When the portal fights back
ANEF has a reputation, and it is earned: error screens, frozen payments and mysterious logouts are all common. Do not take it personally, and do not assume you did something wrong.
The standard fixes are unglamorous and effective. Use desktop Chrome rather than a phone. Try early morning French time, when traffic is light. Clear your cache between attempts, and let a failed session rest for a few hours before retrying. The expat carte de séjour groups track current bugs and workarounds; the community page points you to them.
Screenshot as you go: capture the payment receipt and every confirmation screen. If the portal dies mid-process, those screenshots make the follow-up with your préfecture far easier.
I missed the 3-month window. What now?
Contact your préfecture as soon as possible and explain; waiting only shrinks your options.
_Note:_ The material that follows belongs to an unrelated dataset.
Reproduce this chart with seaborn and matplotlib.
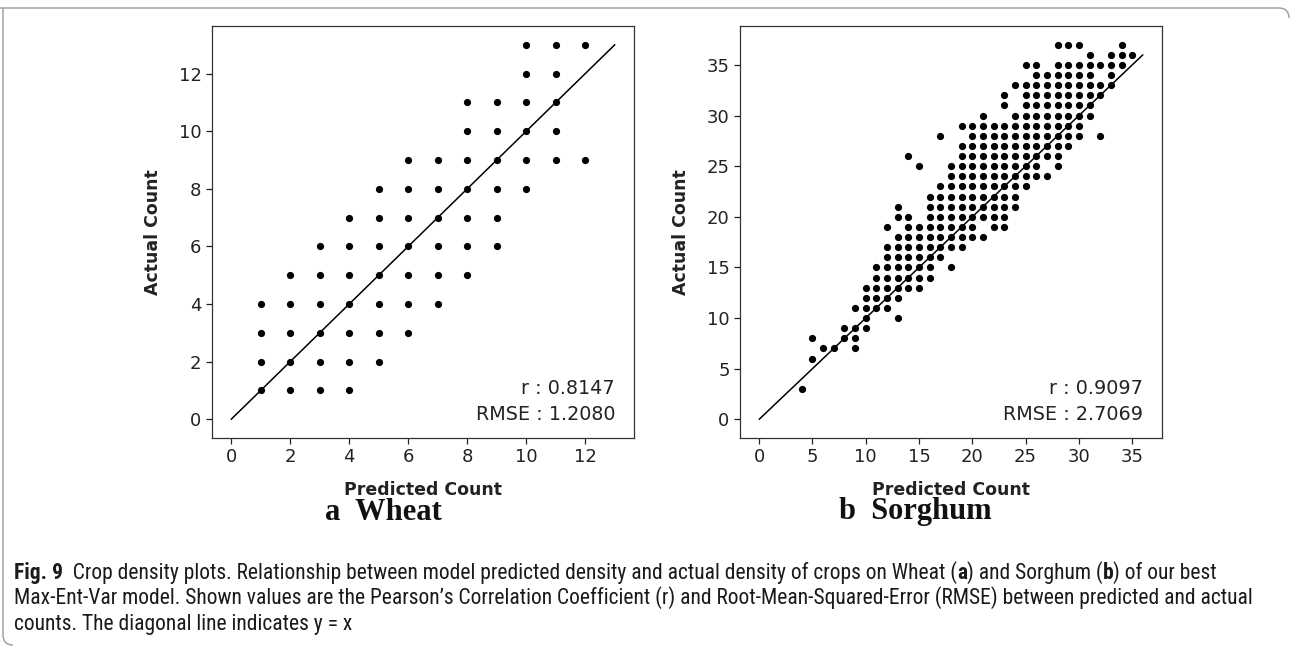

You may be asked to go through a régularisation, a discretionary procedure to restore your status, and you should avoid leaving the Schengen area until things are resolved. Sooner really is better here.
Do tourists need to validate anything?
No. Validation only concerns VLS-TS holders. If you are in France on the 90-day visa-free allowance, or on a short-stay Schengen visa, there is nothing to validate and no ANEF account to create.
Is the confirmation my titre de séjour?
Yes. Once validated, the visa in your passport is your titre de séjour (residence permit) until it expires and you renew. No card arrives in the mail at this stage: the vignette plus the confirmation is the whole permit, which is exactly why that PDF deserves eternal backup.